Abdeluheb Choho, wethouder groen gemeente Amsterdam
Amsterdam groeit. Dit betekent dat we meer moeten investeren in groen in en om de stad. Hierbij moeten we de balans zoeken in de vele functies die het groen heeft. De biodiversiteit in en om Amsterdam moet versterkt worden, maar in een verdichte stad moet het groen ook toegankelijk blijven voor recreatie.
Amsterdammers willen wandelen en fietsen in de recreatiegebieden en er spelen met hun kinderen. Met de agenda Groen wil het college van Amsterdam bereiken dat onze bewoners in hun buurt kunnen genieten van groen. Maar dat ze ook binnen een paar minuten in een groene omgeving kunnen zijn. Voor Amsterdam zijn ook de geveltuinen, postzegelparken, groene daken en schoolpleinen de nieuwe parken van de stad.
De recreatieschappen zijn voor de Amsterdammer een plek waar je binnen 20 minuten als stadsbewoner echt buiten bent. Tegelijkertijd leveren de recreatiegebieden ook een belangrijke bijdrage voor de biodiversiteit in en om de stad. Want recreatiegebieden zijn er niet alleen voor de Amsterdammers, maar ook voor de bijzondere dieren en planten die daar leven.
De raden- en Statenconferentie van 20 september is een mooi startpunt om samen met de betrokken gemeenten en provincie inhoudelijk te praten over het belang en de toekomst van de recreatieschappen. Het bezoekersonderzoek en het onderzoek naar de NNN in de gebieden zijn voor dit gesprek een mooie basis. Welke gebieden zijn kwetsbaar en in welke gebieden is meer mogelijk? En wat voor bezoekers maken nu en in de toekomst gebruik van de recreatiegebieden?
Ik roep dan ook alle raadsleden op om hierbij aanwezig te zijn. De recreatieschappen worden door de gemeenten en provincie via een gemeenschappelijke regeling aangestuurd. Raadsleden hebben een belangrijke stem bij de vaststelling van begrotingen en jaarstukken. Door hen goed mee te nemen in de materie en de problematiek, ontstaat draagvlak voor de inhoudelijke keuzes die moeten worden gemaakt.

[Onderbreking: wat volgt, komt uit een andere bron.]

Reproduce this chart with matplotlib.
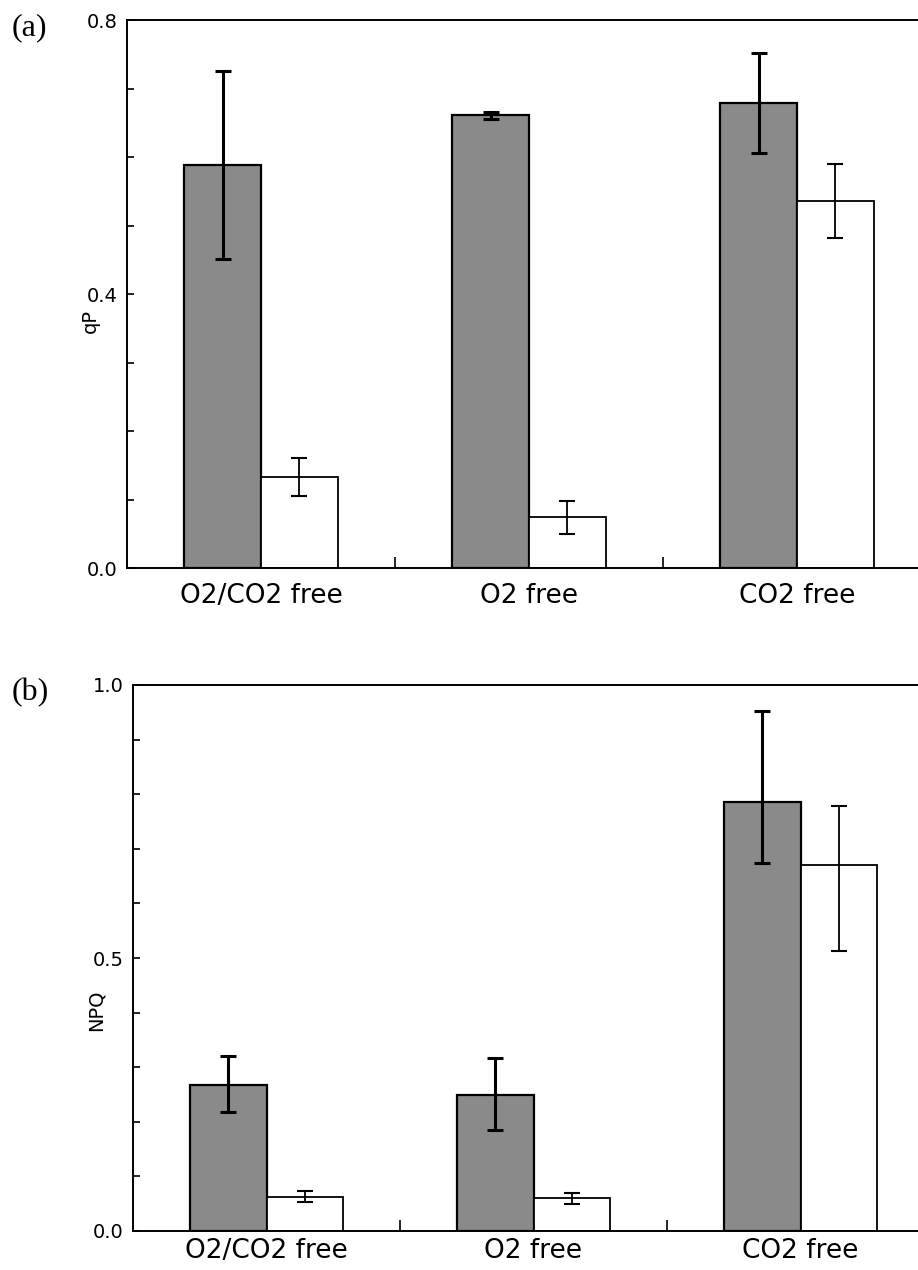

Ik kijk uit naar de conferentie. Niet alleen is het een begin van een inhoudelijk gesprek, maar het heeft ook een vervolg. Het geeft antwoorden op diverse vragen. Welke balans gaan we vinden tussen natuur en recreatie? En hoe ziet dit er concreet uit in een recreatiegebied? Wat is de overkoepelde strategie vanuit de metropool waarbinnen de recreatieschappen kunnen functioneren? Wat kunnen de inwoners van de MRA er van verwachten? En hoe kunnen we hen als bestuurders meenemen in dit gesprek waarin we concreet willen aangeven wat onze plannen zijn voor de gebieden?